# Required work
Output the material beneath this task exactly, images excluded.

** BEGIN **

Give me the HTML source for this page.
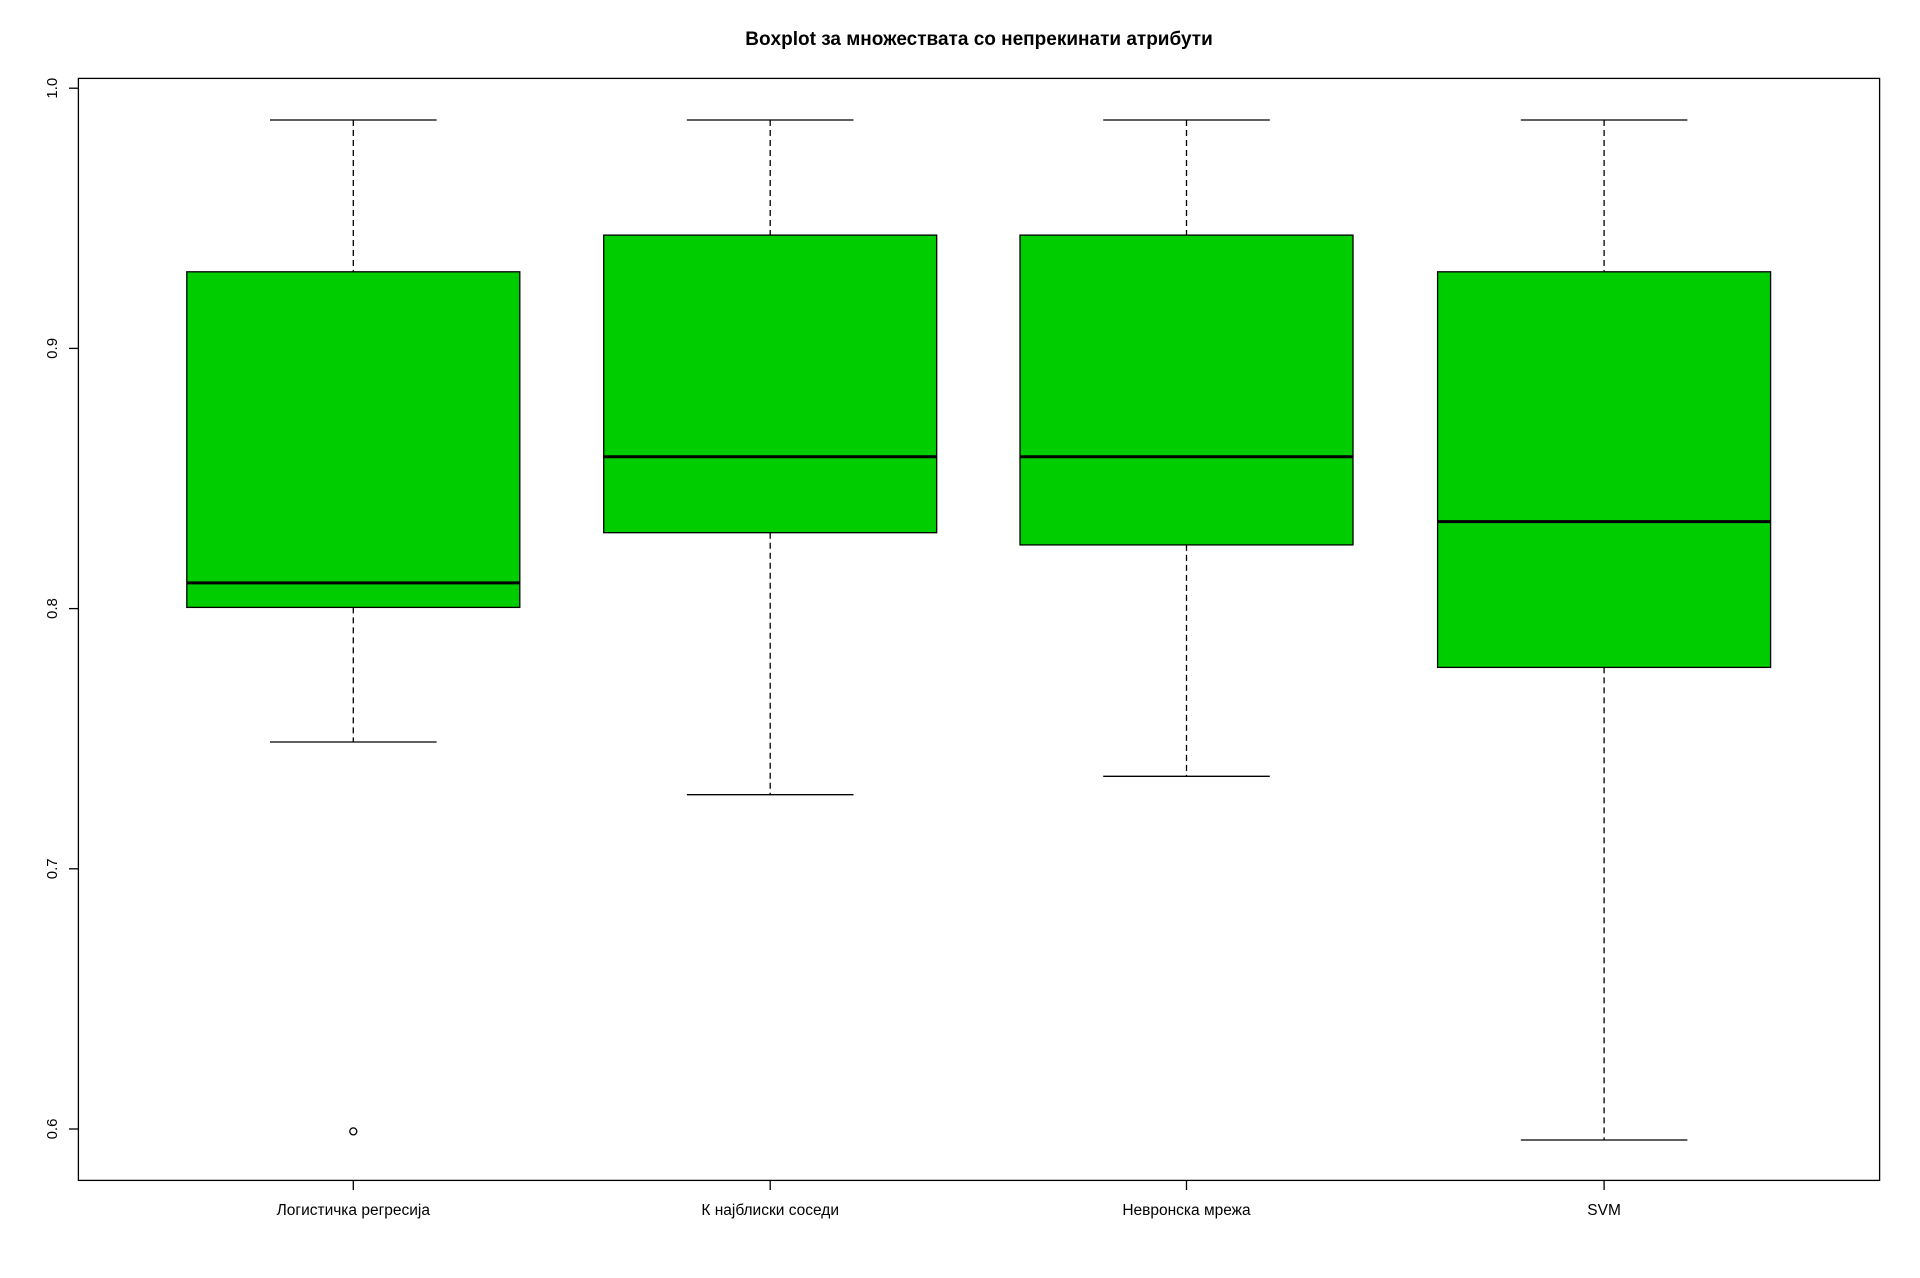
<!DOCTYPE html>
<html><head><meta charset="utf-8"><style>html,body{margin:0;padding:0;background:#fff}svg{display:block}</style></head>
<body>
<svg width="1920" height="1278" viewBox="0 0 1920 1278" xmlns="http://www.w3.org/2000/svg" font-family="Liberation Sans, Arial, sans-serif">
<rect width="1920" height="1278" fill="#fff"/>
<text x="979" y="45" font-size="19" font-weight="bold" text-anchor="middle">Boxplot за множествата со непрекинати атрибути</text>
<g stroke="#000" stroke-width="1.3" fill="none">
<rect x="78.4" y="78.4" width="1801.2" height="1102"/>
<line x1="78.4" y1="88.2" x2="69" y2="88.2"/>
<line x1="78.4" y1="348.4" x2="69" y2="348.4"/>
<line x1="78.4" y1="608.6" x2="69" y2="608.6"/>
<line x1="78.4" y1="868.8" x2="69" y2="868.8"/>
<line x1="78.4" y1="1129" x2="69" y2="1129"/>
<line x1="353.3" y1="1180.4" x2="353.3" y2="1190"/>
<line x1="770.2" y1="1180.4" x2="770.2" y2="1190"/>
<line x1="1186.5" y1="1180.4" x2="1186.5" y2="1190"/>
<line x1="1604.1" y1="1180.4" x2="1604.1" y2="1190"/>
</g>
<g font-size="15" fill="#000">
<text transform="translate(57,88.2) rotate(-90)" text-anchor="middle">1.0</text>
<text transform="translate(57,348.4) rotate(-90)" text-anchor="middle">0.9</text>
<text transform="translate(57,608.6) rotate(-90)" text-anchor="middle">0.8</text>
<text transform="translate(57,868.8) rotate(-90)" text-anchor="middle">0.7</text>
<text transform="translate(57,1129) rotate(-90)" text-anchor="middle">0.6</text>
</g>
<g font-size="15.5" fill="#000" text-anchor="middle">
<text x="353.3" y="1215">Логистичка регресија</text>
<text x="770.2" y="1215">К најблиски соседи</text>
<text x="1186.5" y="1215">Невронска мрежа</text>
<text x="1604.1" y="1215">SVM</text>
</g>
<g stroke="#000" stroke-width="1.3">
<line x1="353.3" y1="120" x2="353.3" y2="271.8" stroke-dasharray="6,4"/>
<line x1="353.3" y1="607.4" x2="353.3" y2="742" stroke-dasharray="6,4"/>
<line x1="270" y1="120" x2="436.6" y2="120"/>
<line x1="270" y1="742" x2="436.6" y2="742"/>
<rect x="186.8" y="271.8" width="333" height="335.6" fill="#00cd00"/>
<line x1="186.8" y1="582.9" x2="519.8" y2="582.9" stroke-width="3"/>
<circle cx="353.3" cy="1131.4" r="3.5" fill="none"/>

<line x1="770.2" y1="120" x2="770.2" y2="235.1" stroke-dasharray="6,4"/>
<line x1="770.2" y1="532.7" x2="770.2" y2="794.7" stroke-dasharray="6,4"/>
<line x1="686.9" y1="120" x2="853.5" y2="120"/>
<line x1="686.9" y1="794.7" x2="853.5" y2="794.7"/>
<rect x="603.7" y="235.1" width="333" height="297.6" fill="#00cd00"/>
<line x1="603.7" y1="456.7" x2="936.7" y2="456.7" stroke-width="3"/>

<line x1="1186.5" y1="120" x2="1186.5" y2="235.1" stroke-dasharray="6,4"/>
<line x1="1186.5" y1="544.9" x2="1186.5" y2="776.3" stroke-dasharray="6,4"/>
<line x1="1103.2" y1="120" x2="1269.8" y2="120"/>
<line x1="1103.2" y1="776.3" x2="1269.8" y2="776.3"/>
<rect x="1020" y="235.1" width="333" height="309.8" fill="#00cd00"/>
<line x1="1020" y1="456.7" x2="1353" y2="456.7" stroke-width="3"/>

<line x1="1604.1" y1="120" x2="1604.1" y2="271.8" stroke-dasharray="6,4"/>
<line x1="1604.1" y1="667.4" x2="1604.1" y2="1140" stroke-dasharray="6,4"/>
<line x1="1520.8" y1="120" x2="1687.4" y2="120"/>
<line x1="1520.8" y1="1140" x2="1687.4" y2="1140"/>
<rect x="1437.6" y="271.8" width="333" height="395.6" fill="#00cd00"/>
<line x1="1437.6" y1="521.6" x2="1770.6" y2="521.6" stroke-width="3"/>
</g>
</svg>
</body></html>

** END **

# Solved exercise
Give me the HTML source for this page.
<!DOCTYPE html>
<html><head><meta charset="utf-8"><style>html,body{margin:0;padding:0;background:#fff}svg{display:block}</style></head>
<body>
<svg width="1920" height="1278" viewBox="0 0 1920 1278" xmlns="http://www.w3.org/2000/svg" font-family="Liberation Sans, Arial, sans-serif">
<rect width="1920" height="1278" fill="#fff"/>
<text x="979" y="45" font-size="19" font-weight="bold" text-anchor="middle">Boxplot за множествата со непрекинати атрибути</text>
<g stroke="#000" stroke-width="1.3" fill="none">
<rect x="78.4" y="78.4" width="1801.2" height="1102"/>
<line x1="78.4" y1="88.2" x2="69" y2="88.2"/>
<line x1="78.4" y1="348.4" x2="69" y2="348.4"/>
<line x1="78.4" y1="608.6" x2="69" y2="608.6"/>
<line x1="78.4" y1="868.8" x2="69" y2="868.8"/>
<line x1="78.4" y1="1129" x2="69" y2="1129"/>
<line x1="353.3" y1="1180.4" x2="353.3" y2="1190"/>
<line x1="770.2" y1="1180.4" x2="770.2" y2="1190"/>
<line x1="1186.5" y1="1180.4" x2="1186.5" y2="1190"/>
<line x1="1604.1" y1="1180.4" x2="1604.1" y2="1190"/>
</g>
<g font-size="15" fill="#000">
<text transform="translate(57,88.2) rotate(-90)" text-anchor="middle">1.0</text>
<text transform="translate(57,348.4) rotate(-90)" text-anchor="middle">0.9</text>
<text transform="translate(57,608.6) rotate(-90)" text-anchor="middle">0.8</text>
<text transform="translate(57,868.8) rotate(-90)" text-anchor="middle">0.7</text>
<text transform="translate(57,1129) rotate(-90)" text-anchor="middle">0.6</text>
</g>
<g font-size="15.5" fill="#000" text-anchor="middle">
<text x="353.3" y="1215">Логистичка регресија</text>
<text x="770.2" y="1215">К најблиски соседи</text>
<text x="1186.5" y="1215">Невронска мрежа</text>
<text x="1604.1" y="1215">SVM</text>
</g>
<g stroke="#000" stroke-width="1.3">
<line x1="353.3" y1="120" x2="353.3" y2="271.8" stroke-dasharray="6,4"/>
<line x1="353.3" y1="607.4" x2="353.3" y2="742" stroke-dasharray="6,4"/>
<line x1="270" y1="120" x2="436.6" y2="120"/>
<line x1="270" y1="742" x2="436.6" y2="742"/>
<rect x="186.8" y="271.8" width="333" height="335.6" fill="#00cd00"/>
<line x1="186.8" y1="582.9" x2="519.8" y2="582.9" stroke-width="3"/>
<circle cx="353.3" cy="1131.4" r="3.5" fill="none"/>

<line x1="770.2" y1="120" x2="770.2" y2="235.1" stroke-dasharray="6,4"/>
<line x1="770.2" y1="532.7" x2="770.2" y2="794.7" stroke-dasharray="6,4"/>
<line x1="686.9" y1="120" x2="853.5" y2="120"/>
<line x1="686.9" y1="794.7" x2="853.5" y2="794.7"/>
<rect x="603.7" y="235.1" width="333" height="297.6" fill="#00cd00"/>
<line x1="603.7" y1="456.7" x2="936.7" y2="456.7" stroke-width="3"/>

<line x1="1186.5" y1="120" x2="1186.5" y2="235.1" stroke-dasharray="6,4"/>
<line x1="1186.5" y1="544.9" x2="1186.5" y2="776.3" stroke-dasharray="6,4"/>
<line x1="1103.2" y1="120" x2="1269.8" y2="120"/>
<line x1="1103.2" y1="776.3" x2="1269.8" y2="776.3"/>
<rect x="1020" y="235.1" width="333" height="309.8" fill="#00cd00"/>
<line x1="1020" y1="456.7" x2="1353" y2="456.7" stroke-width="3"/>

<line x1="1604.1" y1="120" x2="1604.1" y2="271.8" stroke-dasharray="6,4"/>
<line x1="1604.1" y1="667.4" x2="1604.1" y2="1140" stroke-dasharray="6,4"/>
<line x1="1520.8" y1="120" x2="1687.4" y2="120"/>
<line x1="1520.8" y1="1140" x2="1687.4" y2="1140"/>
<rect x="1437.6" y="271.8" width="333" height="395.6" fill="#00cd00"/>
<line x1="1437.6" y1="521.6" x2="1770.6" y2="521.6" stroke-width="3"/>
</g>
</svg>
</body></html>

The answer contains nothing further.